* Directions
Print the records below word for word, but leave out the pictures.

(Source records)
<<<<

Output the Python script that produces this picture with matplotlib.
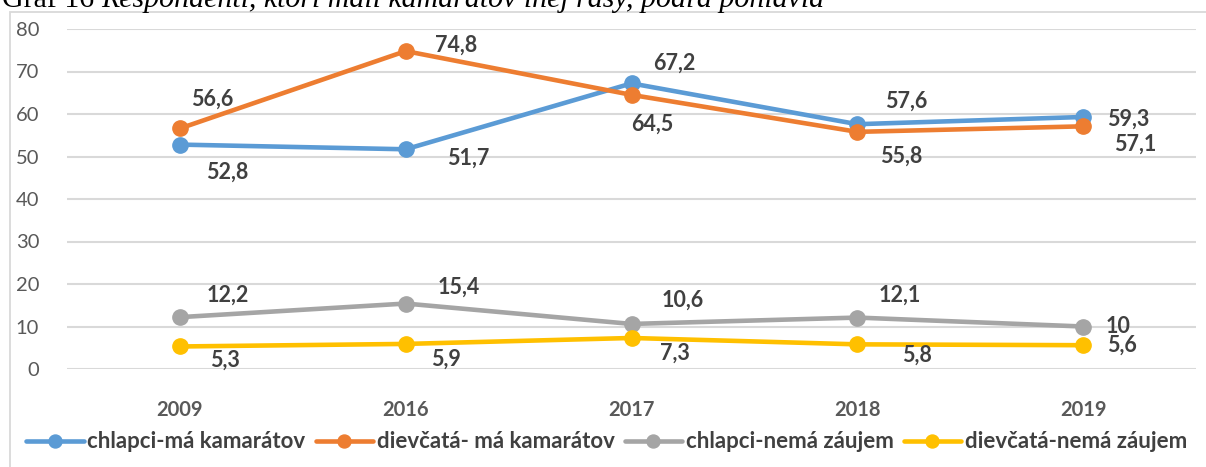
import matplotlib
matplotlib.use("Agg")
import matplotlib.pyplot as plt
from matplotlib.patches import Rectangle

years = ["2009", "2016", "2017", "2018", "2019"]
chlapci_ma = [52.8, 51.7, 67.2, 57.6, 59.3]
dievcata_ma = [56.6, 74.8, 64.5, 55.8, 57.1]
chlapci_nema = [12.2, 15.4, 10.6, 12.1, 10.0]
dievcata_nema = [5.3, 5.9, 7.3, 5.8, 5.6]
labels = ["chlapci-má kamarátov", "dievčatá- má kamarátov",
          "chlapci-nemá záujem", "dievčatá-nemá záujem"]
colors = ["#5B9BD5", "#ED7D31", "#A5A5A5", "#FFC000"]

# label offsets in pixels (dx, dy), dy positive = up
offsets = [
    [(47, -28), (63, -9), (43, 20), (49, 23), (45, -2)],
    [(32, 29), (50, 6), (21, -29), (44, -24), (52, -18)],
    [(48, 22), (53, 16), (51, 24), (42, 22), (35, 0)],
    [(45, -14), (40, -15), (43, -15), (60, -11), (39, 0)],
]

W, H = 1206, 467
fig = plt.figure(figsize=(W / 100, H / 100), dpi=100)
ax = fig.add_axes([67 / W, 1 - 369 / H, (1196 - 67) / W, (369 - 29) / H])

font = "Lato"
txt_col = "#404040"
tick_col = "#595959"

series = [chlapci_ma, dievcata_ma, chlapci_nema, dievcata_nema]
x = list(range(len(years)))
for vals, lab, col, offs in zip(series, labels, colors, offsets):
    ax.plot(x, vals, color=col, lw=3.3, marker="o", ms=11, label=lab,
            solid_capstyle="round", zorder=3)
    for xi, v, (dx, dy) in zip(x, vals, offs):
        s = ("%g" % v).replace(".", ",")
        ax.annotate(s, (xi, v), xytext=(dx, dy), textcoords="offset pixels",
                    ha="center", va="center", fontsize=15.5, fontweight="bold",
                    color=txt_col, family=font, zorder=4)

ax.set_xlim(-0.5, len(years) - 0.5)
ax.set_ylim(0, 80)
ax.set_yticks(range(0, 81, 10))
ax.set_xticks(x)
ax.set_xticklabels(years, fontweight="bold")
for t in ax.get_xticklabels() + ax.get_yticklabels():
    t.set_family(font)
    t.set_fontsize(14.5)
    t.set_color(tick_col)
ax.tick_params(axis="y", length=0, pad=20)
ax.tick_params(axis="x", length=0, pad=22)
ax.grid(axis="y", color="#D9D9D9", lw=1.5)
ax.set_axisbelow(True)
for sp in ax.spines.values():
    sp.set_visible(False)

leg = fig.legend(loc="center", bbox_to_anchor=(0.503, 1 - 442 / H), ncol=4,
                 frameon=False, handlelength=2.6, handletextpad=0.15,
                 columnspacing=0.45, markerscale=0.85,
                 prop={"family": font, "size": 16, "weight": "bold"})
for t in leg.get_texts():
    t.set_color(txt_col)

# chart frame
fig.patches.append(Rectangle((10 / W, -0.1), 1.2, 1 - 12 / H + 0.1,
                             transform=fig.transFigure, fill=False,
                             edgecolor="#D9D9D9", lw=1.3))

# cut-off caption at the top
t1 = fig.text(2 / W, 1 - 7 / H, "Graf 16 ", family="Liberation Serif",
              fontsize=21.5, va="baseline", ha="left")
fig.canvas.draw()
bb = t1.get_window_extent()
fig.text(bb.x1 / W, 1 - 7 / H,
         "Respondenti, ktorí mali kamarátov inej rasy, podľa pohlavia",
         family="Liberation Serif", style="italic", fontsize=21.5,
         va="baseline", ha="left")

fig.savefig("out.png", dpi=100)
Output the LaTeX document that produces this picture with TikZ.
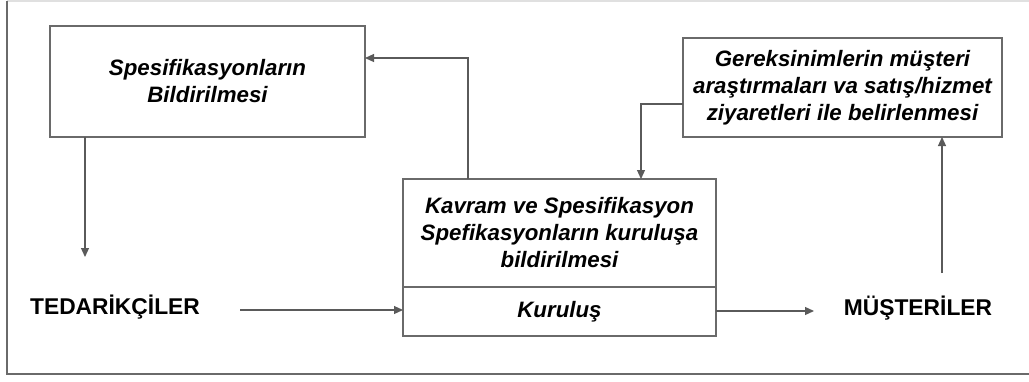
\documentclass[tikz,border=0pt]{standalone}
\usepackage{fontspec}
\setmainfont{Liberation Sans}
\usetikzlibrary{arrows.meta}
\definecolor{edge}{HTML}{5A5A5A}
\definecolor{frameline}{HTML}{6A6A6A}
\begin{document}
\begin{tikzpicture}[x=1pt,y=-1pt,
  every node/.style={inner sep=0pt, outer sep=0pt},
  block/.style={draw=frameline, line width=1.4pt, fill=white, align=center,
    font=\fontsize{22.3}{27}\selectfont\bfseries\itshape},
  party/.style={font=\fontsize{22.8}{26}\selectfont\bfseries},
  flow/.style={draw=edge, line width=1.2pt, -{Triangle[length=9pt,width=8pt]}}]
  \useasboundingbox (0,0) rectangle (1029,381);
  % outer frame
  \draw[draw=black!12, line width=1.2pt] (7,1) -- (1029,1);
  \draw[draw=frameline, line width=1.6pt] (7,1) -- (7,374) -- (1029,374);

  % boxes
  \node[block, minimum width=315pt, minimum height=111pt] (spec) at (207.5,81.5)
    {Spesifikasyonların\\Bildirilmesi};
  \node[block, minimum width=319pt, minimum height=99pt] (need) at (842.5,87.5)
    {Gereksinimlerin müşteri\\araştırmaları va satış/hizmet\\ziyaretleri ile belirlenmesi};
  \node[block, minimum width=313pt, minimum height=108pt] (concept) at (559.5,233)
    {Kavram ve Spesifikasyon\\Spefikasyonların kuruluşa\\bildirilmesi};
  \node[block, minimum width=313pt, minimum height=49pt] (org) at (559.5,311.5)
    {Kuruluş};

  % parties
  \node[party] (sup) at (115,307) {TEDARİKÇİLER};
  \node[party] (cust) at (918,308) {MÜŞTERİLER};

  % free ends of connectors
  \coordinate (supIn) at (85,257);
  \coordinate (supOut) at (240,310);
  \coordinate (custIn) at (814,311);
  \coordinate (custOut) at (942,273);
  \coordinate (upTurn) at (468,58);
  \coordinate (downTurn) at (641,104);

  % connectors
  \draw[flow] (spec.south -| supIn) -- (supIn);
  \draw[flow] (supOut) -- (supOut -| org.west);
  \draw[flow] (org.east |- custIn) -- (custIn);
  \draw[flow] (custOut) -- (custOut |- need.south);
  \draw[flow] (concept.north -| upTurn) -- (upTurn) -- (upTurn -| spec.east);
  \draw[flow] (need.west |- downTurn) -- (downTurn) -- (downTurn |- concept.north);
\end{tikzpicture}
\end{document}
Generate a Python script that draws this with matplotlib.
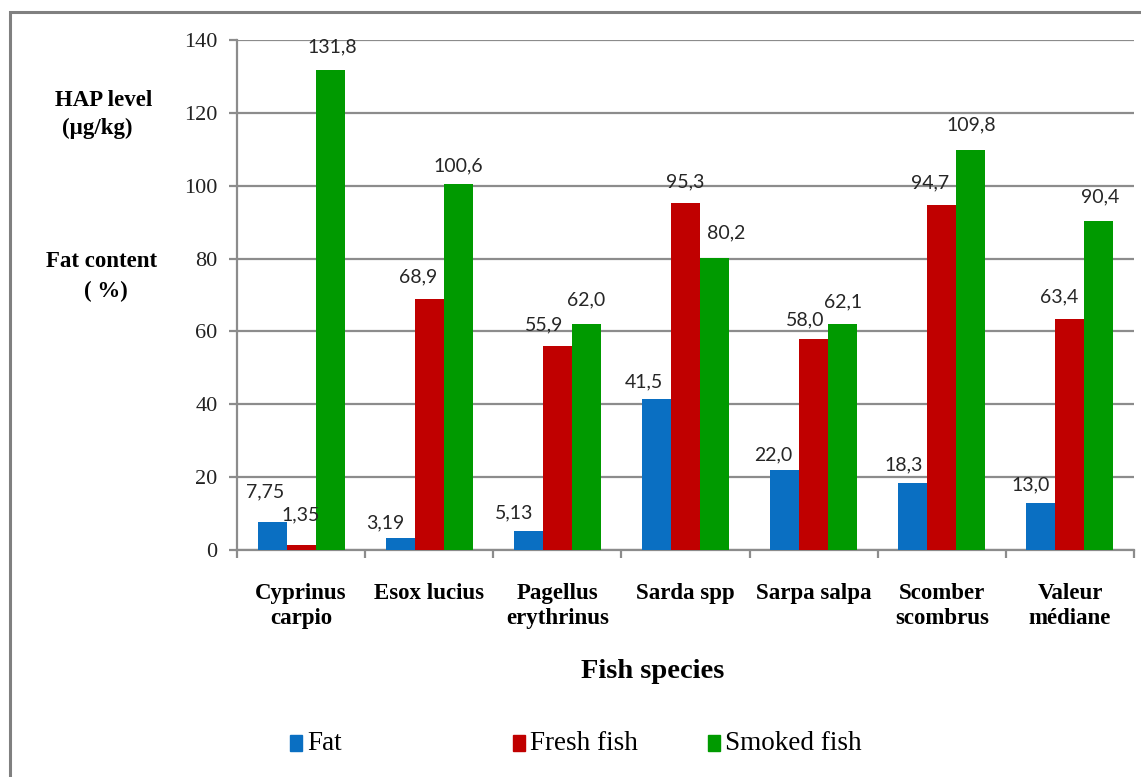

>>>>

* Solution for this task
Output the Python script that produces this picture with matplotlib.
import matplotlib
matplotlib.use("Agg")
import matplotlib.pyplot as plt
from matplotlib.patches import Rectangle

years = ["2009", "2016", "2017", "2018", "2019"]
chlapci_ma = [52.8, 51.7, 67.2, 57.6, 59.3]
dievcata_ma = [56.6, 74.8, 64.5, 55.8, 57.1]
chlapci_nema = [12.2, 15.4, 10.6, 12.1, 10.0]
dievcata_nema = [5.3, 5.9, 7.3, 5.8, 5.6]
labels = ["chlapci-má kamarátov", "dievčatá- má kamarátov",
          "chlapci-nemá záujem", "dievčatá-nemá záujem"]
colors = ["#5B9BD5", "#ED7D31", "#A5A5A5", "#FFC000"]

# label offsets in pixels (dx, dy), dy positive = up
offsets = [
    [(47, -28), (63, -9), (43, 20), (49, 23), (45, -2)],
    [(32, 29), (50, 6), (21, -29), (44, -24), (52, -18)],
    [(48, 22), (53, 16), (51, 24), (42, 22), (35, 0)],
    [(45, -14), (40, -15), (43, -15), (60, -11), (39, 0)],
]

W, H = 1206, 467
fig = plt.figure(figsize=(W / 100, H / 100), dpi=100)
ax = fig.add_axes([67 / W, 1 - 369 / H, (1196 - 67) / W, (369 - 29) / H])

font = "Lato"
txt_col = "#404040"
tick_col = "#595959"

series = [chlapci_ma, dievcata_ma, chlapci_nema, dievcata_nema]
x = list(range(len(years)))
for vals, lab, col, offs in zip(series, labels, colors, offsets):
    ax.plot(x, vals, color=col, lw=3.3, marker="o", ms=11, label=lab,
            solid_capstyle="round", zorder=3)
    for xi, v, (dx, dy) in zip(x, vals, offs):
        s = ("%g" % v).replace(".", ",")
        ax.annotate(s, (xi, v), xytext=(dx, dy), textcoords="offset pixels",
                    ha="center", va="center", fontsize=15.5, fontweight="bold",
                    color=txt_col, family=font, zorder=4)

ax.set_xlim(-0.5, len(years) - 0.5)
ax.set_ylim(0, 80)
ax.set_yticks(range(0, 81, 10))
ax.set_xticks(x)
ax.set_xticklabels(years, fontweight="bold")
for t in ax.get_xticklabels() + ax.get_yticklabels():
    t.set_family(font)
    t.set_fontsize(14.5)
    t.set_color(tick_col)
ax.tick_params(axis="y", length=0, pad=20)
ax.tick_params(axis="x", length=0, pad=22)
ax.grid(axis="y", color="#D9D9D9", lw=1.5)
ax.set_axisbelow(True)
for sp in ax.spines.values():
    sp.set_visible(False)

leg = fig.legend(loc="center", bbox_to_anchor=(0.503, 1 - 442 / H), ncol=4,
                 frameon=False, handlelength=2.6, handletextpad=0.15,
                 columnspacing=0.45, markerscale=0.85,
                 prop={"family": font, "size": 16, "weight": "bold"})
for t in leg.get_texts():
    t.set_color(txt_col)

# chart frame
fig.patches.append(Rectangle((10 / W, -0.1), 1.2, 1 - 12 / H + 0.1,
                             transform=fig.transFigure, fill=False,
                             edgecolor="#D9D9D9", lw=1.3))

# cut-off caption at the top
t1 = fig.text(2 / W, 1 - 7 / H, "Graf 16 ", family="Liberation Serif",
              fontsize=21.5, va="baseline", ha="left")
fig.canvas.draw()
bb = t1.get_window_extent()
fig.text(bb.x1 / W, 1 - 7 / H,
         "Respondenti, ktorí mali kamarátov inej rasy, podľa pohlavia",
         family="Liberation Serif", style="italic", fontsize=21.5,
         va="baseline", ha="left")

fig.savefig("out.png", dpi=100)
Output the LaTeX document that produces this picture with TikZ.
\documentclass[tikz,border=0pt]{standalone}
\usepackage{fontspec}
\setmainfont{Liberation Sans}
\usetikzlibrary{arrows.meta}
\definecolor{edge}{HTML}{5A5A5A}
\definecolor{frameline}{HTML}{6A6A6A}
\begin{document}
\begin{tikzpicture}[x=1pt,y=-1pt,
  every node/.style={inner sep=0pt, outer sep=0pt},
  block/.style={draw=frameline, line width=1.4pt, fill=white, align=center,
    font=\fontsize{22.3}{27}\selectfont\bfseries\itshape},
  party/.style={font=\fontsize{22.8}{26}\selectfont\bfseries},
  flow/.style={draw=edge, line width=1.2pt, -{Triangle[length=9pt,width=8pt]}}]
  \useasboundingbox (0,0) rectangle (1029,381);
  % outer frame
  \draw[draw=black!12, line width=1.2pt] (7,1) -- (1029,1);
  \draw[draw=frameline, line width=1.6pt] (7,1) -- (7,374) -- (1029,374);

  % boxes
  \node[block, minimum width=315pt, minimum height=111pt] (spec) at (207.5,81.5)
    {Spesifikasyonların\\Bildirilmesi};
  \node[block, minimum width=319pt, minimum height=99pt] (need) at (842.5,87.5)
    {Gereksinimlerin müşteri\\araştırmaları va satış/hizmet\\ziyaretleri ile belirlenmesi};
  \node[block, minimum width=313pt, minimum height=108pt] (concept) at (559.5,233)
    {Kavram ve Spesifikasyon\\Spefikasyonların kuruluşa\\bildirilmesi};
  \node[block, minimum width=313pt, minimum height=49pt] (org) at (559.5,311.5)
    {Kuruluş};

  % parties
  \node[party] (sup) at (115,307) {TEDARİKÇİLER};
  \node[party] (cust) at (918,308) {MÜŞTERİLER};

  % free ends of connectors
  \coordinate (supIn) at (85,257);
  \coordinate (supOut) at (240,310);
  \coordinate (custIn) at (814,311);
  \coordinate (custOut) at (942,273);
  \coordinate (upTurn) at (468,58);
  \coordinate (downTurn) at (641,104);

  % connectors
  \draw[flow] (spec.south -| supIn) -- (supIn);
  \draw[flow] (supOut) -- (supOut -| org.west);
  \draw[flow] (org.east |- custIn) -- (custIn);
  \draw[flow] (custOut) -- (custOut |- need.south);
  \draw[flow] (concept.north -| upTurn) -- (upTurn) -- (upTurn -| spec.east);
  \draw[flow] (need.west |- downTurn) -- (downTurn) -- (downTurn |- concept.north);
\end{tikzpicture}
\end{document}
Generate a Python script that draws this with matplotlib.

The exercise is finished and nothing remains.